» Requirements
Write out all the lines again, precisely as they stand, but without the images.
* Start Data section *
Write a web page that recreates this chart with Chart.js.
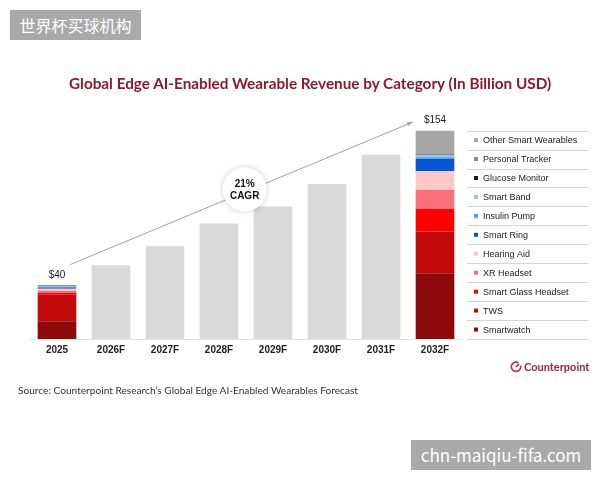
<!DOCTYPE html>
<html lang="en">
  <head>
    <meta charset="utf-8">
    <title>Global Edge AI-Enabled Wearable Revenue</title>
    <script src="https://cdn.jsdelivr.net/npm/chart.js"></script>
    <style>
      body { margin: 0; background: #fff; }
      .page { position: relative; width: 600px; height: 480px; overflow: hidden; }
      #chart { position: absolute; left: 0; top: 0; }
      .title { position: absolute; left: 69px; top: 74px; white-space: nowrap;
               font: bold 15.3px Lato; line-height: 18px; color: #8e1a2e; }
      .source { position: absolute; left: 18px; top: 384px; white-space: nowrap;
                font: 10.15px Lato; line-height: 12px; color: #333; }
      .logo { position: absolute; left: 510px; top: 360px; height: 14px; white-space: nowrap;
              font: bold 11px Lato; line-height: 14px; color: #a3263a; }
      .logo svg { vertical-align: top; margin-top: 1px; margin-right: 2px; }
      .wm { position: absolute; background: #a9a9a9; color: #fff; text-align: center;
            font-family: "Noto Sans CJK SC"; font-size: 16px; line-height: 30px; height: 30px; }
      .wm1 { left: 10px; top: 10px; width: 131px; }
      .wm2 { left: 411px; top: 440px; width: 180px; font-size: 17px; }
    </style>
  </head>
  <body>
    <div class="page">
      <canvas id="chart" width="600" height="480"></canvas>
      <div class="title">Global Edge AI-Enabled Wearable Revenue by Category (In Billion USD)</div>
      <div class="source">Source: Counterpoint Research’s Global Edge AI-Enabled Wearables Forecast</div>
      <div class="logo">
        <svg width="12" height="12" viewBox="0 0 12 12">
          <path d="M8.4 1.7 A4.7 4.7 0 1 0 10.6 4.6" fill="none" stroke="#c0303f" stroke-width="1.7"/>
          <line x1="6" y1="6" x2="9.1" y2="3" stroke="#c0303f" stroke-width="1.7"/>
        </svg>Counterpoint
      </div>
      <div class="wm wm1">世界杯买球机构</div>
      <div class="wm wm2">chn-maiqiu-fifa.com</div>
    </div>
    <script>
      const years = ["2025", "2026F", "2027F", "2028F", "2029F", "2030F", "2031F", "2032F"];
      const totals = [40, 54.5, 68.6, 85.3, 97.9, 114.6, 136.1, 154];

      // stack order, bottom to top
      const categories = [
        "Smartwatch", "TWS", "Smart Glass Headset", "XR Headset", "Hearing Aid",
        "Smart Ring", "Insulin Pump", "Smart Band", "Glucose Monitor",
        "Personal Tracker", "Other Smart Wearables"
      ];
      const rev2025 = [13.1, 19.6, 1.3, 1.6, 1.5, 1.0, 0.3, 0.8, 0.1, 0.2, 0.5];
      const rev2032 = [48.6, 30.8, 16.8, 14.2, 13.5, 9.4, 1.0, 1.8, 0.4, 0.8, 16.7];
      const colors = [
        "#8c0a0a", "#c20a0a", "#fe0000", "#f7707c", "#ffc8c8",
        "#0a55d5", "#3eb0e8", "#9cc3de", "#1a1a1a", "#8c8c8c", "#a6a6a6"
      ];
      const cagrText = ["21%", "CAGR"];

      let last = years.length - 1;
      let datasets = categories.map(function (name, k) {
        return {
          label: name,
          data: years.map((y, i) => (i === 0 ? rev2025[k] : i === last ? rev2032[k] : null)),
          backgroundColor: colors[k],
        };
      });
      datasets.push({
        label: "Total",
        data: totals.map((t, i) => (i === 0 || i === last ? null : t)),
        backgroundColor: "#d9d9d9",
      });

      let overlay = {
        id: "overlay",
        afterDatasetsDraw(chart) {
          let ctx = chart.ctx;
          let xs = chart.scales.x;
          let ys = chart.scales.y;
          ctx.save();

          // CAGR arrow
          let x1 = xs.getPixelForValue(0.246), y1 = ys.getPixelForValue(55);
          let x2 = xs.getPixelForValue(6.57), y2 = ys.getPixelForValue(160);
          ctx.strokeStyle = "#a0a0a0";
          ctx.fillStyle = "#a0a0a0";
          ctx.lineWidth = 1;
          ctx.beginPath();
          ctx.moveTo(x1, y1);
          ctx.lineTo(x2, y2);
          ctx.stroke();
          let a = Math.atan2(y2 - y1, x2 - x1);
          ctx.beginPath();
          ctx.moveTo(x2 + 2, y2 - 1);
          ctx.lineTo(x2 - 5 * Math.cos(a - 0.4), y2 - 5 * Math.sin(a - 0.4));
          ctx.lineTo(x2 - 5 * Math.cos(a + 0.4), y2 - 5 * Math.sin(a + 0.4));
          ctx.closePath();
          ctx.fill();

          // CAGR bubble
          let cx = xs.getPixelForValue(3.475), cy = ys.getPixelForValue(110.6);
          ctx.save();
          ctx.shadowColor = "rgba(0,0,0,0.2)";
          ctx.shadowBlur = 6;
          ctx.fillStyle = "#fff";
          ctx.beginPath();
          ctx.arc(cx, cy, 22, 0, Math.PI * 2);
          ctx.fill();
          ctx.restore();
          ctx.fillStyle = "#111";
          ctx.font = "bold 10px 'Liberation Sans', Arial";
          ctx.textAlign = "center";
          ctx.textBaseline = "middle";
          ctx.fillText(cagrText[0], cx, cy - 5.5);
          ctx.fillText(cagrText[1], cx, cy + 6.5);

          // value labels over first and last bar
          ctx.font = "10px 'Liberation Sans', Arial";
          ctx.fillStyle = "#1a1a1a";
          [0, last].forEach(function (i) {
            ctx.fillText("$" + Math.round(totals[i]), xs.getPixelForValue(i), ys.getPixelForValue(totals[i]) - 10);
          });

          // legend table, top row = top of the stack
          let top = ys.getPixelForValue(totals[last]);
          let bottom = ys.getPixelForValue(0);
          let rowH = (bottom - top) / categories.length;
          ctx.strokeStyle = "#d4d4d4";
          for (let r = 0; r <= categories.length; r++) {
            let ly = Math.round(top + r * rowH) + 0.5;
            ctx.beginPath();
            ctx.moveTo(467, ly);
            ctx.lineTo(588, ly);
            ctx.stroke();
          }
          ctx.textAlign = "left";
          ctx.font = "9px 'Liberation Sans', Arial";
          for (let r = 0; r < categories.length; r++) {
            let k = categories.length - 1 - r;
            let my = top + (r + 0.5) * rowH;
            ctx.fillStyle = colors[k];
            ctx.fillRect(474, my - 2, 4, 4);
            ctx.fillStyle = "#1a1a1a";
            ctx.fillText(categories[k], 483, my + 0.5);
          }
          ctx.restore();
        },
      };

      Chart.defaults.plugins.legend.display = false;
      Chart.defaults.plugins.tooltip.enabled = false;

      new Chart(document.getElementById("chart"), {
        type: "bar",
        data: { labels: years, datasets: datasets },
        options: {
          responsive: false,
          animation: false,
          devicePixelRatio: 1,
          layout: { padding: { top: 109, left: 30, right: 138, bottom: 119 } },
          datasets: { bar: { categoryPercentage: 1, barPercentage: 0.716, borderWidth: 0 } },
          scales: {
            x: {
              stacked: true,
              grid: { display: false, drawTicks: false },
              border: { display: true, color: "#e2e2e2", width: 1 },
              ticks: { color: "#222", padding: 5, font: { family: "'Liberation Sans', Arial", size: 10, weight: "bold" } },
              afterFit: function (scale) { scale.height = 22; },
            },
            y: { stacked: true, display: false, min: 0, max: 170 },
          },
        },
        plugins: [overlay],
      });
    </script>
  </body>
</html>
* End Data section *
» The completed task
Write a web page that recreates this chart with Chart.js.
<!DOCTYPE html>
<html lang="en">
  <head>
    <meta charset="utf-8">
    <title>Global Edge AI-Enabled Wearable Revenue</title>
    <script src="https://cdn.jsdelivr.net/npm/chart.js"></script>
    <style>
      body { margin: 0; background: #fff; }
      .page { position: relative; width: 600px; height: 480px; overflow: hidden; }
      #chart { position: absolute; left: 0; top: 0; }
      .title { position: absolute; left: 69px; top: 74px; white-space: nowrap;
               font: bold 15.3px Lato; line-height: 18px; color: #8e1a2e; }
      .source { position: absolute; left: 18px; top: 384px; white-space: nowrap;
                font: 10.15px Lato; line-height: 12px; color: #333; }
      .logo { position: absolute; left: 510px; top: 360px; height: 14px; white-space: nowrap;
              font: bold 11px Lato; line-height: 14px; color: #a3263a; }
      .logo svg { vertical-align: top; margin-top: 1px; margin-right: 2px; }
      .wm { position: absolute; background: #a9a9a9; color: #fff; text-align: center;
            font-family: "Noto Sans CJK SC"; font-size: 16px; line-height: 30px; height: 30px; }
      .wm1 { left: 10px; top: 10px; width: 131px; }
      .wm2 { left: 411px; top: 440px; width: 180px; font-size: 17px; }
    </style>
  </head>
  <body>
    <div class="page">
      <canvas id="chart" width="600" height="480"></canvas>
      <div class="title">Global Edge AI-Enabled Wearable Revenue by Category (In Billion USD)</div>
      <div class="source">Source: Counterpoint Research’s Global Edge AI-Enabled Wearables Forecast</div>
      <div class="logo">
        <svg width="12" height="12" viewBox="0 0 12 12">
          <path d="M8.4 1.7 A4.7 4.7 0 1 0 10.6 4.6" fill="none" stroke="#c0303f" stroke-width="1.7"/>
          <line x1="6" y1="6" x2="9.1" y2="3" stroke="#c0303f" stroke-width="1.7"/>
        </svg>Counterpoint
      </div>
      <div class="wm wm1">世界杯买球机构</div>
      <div class="wm wm2">chn-maiqiu-fifa.com</div>
    </div>
    <script>
      const years = ["2025", "2026F", "2027F", "2028F", "2029F", "2030F", "2031F", "2032F"];
      const totals = [40, 54.5, 68.6, 85.3, 97.9, 114.6, 136.1, 154];

      // stack order, bottom to top
      const categories = [
        "Smartwatch", "TWS", "Smart Glass Headset", "XR Headset", "Hearing Aid",
        "Smart Ring", "Insulin Pump", "Smart Band", "Glucose Monitor",
        "Personal Tracker", "Other Smart Wearables"
      ];
      const rev2025 = [13.1, 19.6, 1.3, 1.6, 1.5, 1.0, 0.3, 0.8, 0.1, 0.2, 0.5];
      const rev2032 = [48.6, 30.8, 16.8, 14.2, 13.5, 9.4, 1.0, 1.8, 0.4, 0.8, 16.7];
      const colors = [
        "#8c0a0a", "#c20a0a", "#fe0000", "#f7707c", "#ffc8c8",
        "#0a55d5", "#3eb0e8", "#9cc3de", "#1a1a1a", "#8c8c8c", "#a6a6a6"
      ];
      const cagrText = ["21%", "CAGR"];

      let last = years.length - 1;
      let datasets = categories.map(function (name, k) {
        return {
          label: name,
          data: years.map((y, i) => (i === 0 ? rev2025[k] : i === last ? rev2032[k] : null)),
          backgroundColor: colors[k],
        };
      });
      datasets.push({
        label: "Total",
        data: totals.map((t, i) => (i === 0 || i === last ? null : t)),
        backgroundColor: "#d9d9d9",
      });

      let overlay = {
        id: "overlay",
        afterDatasetsDraw(chart) {
          let ctx = chart.ctx;
          let xs = chart.scales.x;
          let ys = chart.scales.y;
          ctx.save();

          // CAGR arrow
          let x1 = xs.getPixelForValue(0.246), y1 = ys.getPixelForValue(55);
          let x2 = xs.getPixelForValue(6.57), y2 = ys.getPixelForValue(160);
          ctx.strokeStyle = "#a0a0a0";
          ctx.fillStyle = "#a0a0a0";
          ctx.lineWidth = 1;
          ctx.beginPath();
          ctx.moveTo(x1, y1);
          ctx.lineTo(x2, y2);
          ctx.stroke();
          let a = Math.atan2(y2 - y1, x2 - x1);
          ctx.beginPath();
          ctx.moveTo(x2 + 2, y2 - 1);
          ctx.lineTo(x2 - 5 * Math.cos(a - 0.4), y2 - 5 * Math.sin(a - 0.4));
          ctx.lineTo(x2 - 5 * Math.cos(a + 0.4), y2 - 5 * Math.sin(a + 0.4));
          ctx.closePath();
          ctx.fill();

          // CAGR bubble
          let cx = xs.getPixelForValue(3.475), cy = ys.getPixelForValue(110.6);
          ctx.save();
          ctx.shadowColor = "rgba(0,0,0,0.2)";
          ctx.shadowBlur = 6;
          ctx.fillStyle = "#fff";
          ctx.beginPath();
          ctx.arc(cx, cy, 22, 0, Math.PI * 2);
          ctx.fill();
          ctx.restore();
          ctx.fillStyle = "#111";
          ctx.font = "bold 10px 'Liberation Sans', Arial";
          ctx.textAlign = "center";
          ctx.textBaseline = "middle";
          ctx.fillText(cagrText[0], cx, cy - 5.5);
          ctx.fillText(cagrText[1], cx, cy + 6.5);

          // value labels over first and last bar
          ctx.font = "10px 'Liberation Sans', Arial";
          ctx.fillStyle = "#1a1a1a";
          [0, last].forEach(function (i) {
            ctx.fillText("$" + Math.round(totals[i]), xs.getPixelForValue(i), ys.getPixelForValue(totals[i]) - 10);
          });

          // legend table, top row = top of the stack
          let top = ys.getPixelForValue(totals[last]);
          let bottom = ys.getPixelForValue(0);
          let rowH = (bottom - top) / categories.length;
          ctx.strokeStyle = "#d4d4d4";
          for (let r = 0; r <= categories.length; r++) {
            let ly = Math.round(top + r * rowH) + 0.5;
            ctx.beginPath();
            ctx.moveTo(467, ly);
            ctx.lineTo(588, ly);
            ctx.stroke();
          }
          ctx.textAlign = "left";
          ctx.font = "9px 'Liberation Sans', Arial";
          for (let r = 0; r < categories.length; r++) {
            let k = categories.length - 1 - r;
            let my = top + (r + 0.5) * rowH;
            ctx.fillStyle = colors[k];
            ctx.fillRect(474, my - 2, 4, 4);
            ctx.fillStyle = "#1a1a1a";
            ctx.fillText(categories[k], 483, my + 0.5);
          }
          ctx.restore();
        },
      };

      Chart.defaults.plugins.legend.display = false;
      Chart.defaults.plugins.tooltip.enabled = false;

      new Chart(document.getElementById("chart"), {
        type: "bar",
        data: { labels: years, datasets: datasets },
        options: {
          responsive: false,
          animation: false,
          devicePixelRatio: 1,
          layout: { padding: { top: 109, left: 30, right: 138, bottom: 119 } },
          datasets: { bar: { categoryPercentage: 1, barPercentage: 0.716, borderWidth: 0 } },
          scales: {
            x: {
              stacked: true,
              grid: { display: false, drawTicks: false },
              border: { display: true, color: "#e2e2e2", width: 1 },
              ticks: { color: "#222", padding: 5, font: { family: "'Liberation Sans', Arial", size: 10, weight: "bold" } },
              afterFit: function (scale) { scale.height = 22; },
            },
            y: { stacked: true, display: false, min: 0, max: 170 },
          },
        },
        plugins: [overlay],
      });
    </script>
  </body>
</html>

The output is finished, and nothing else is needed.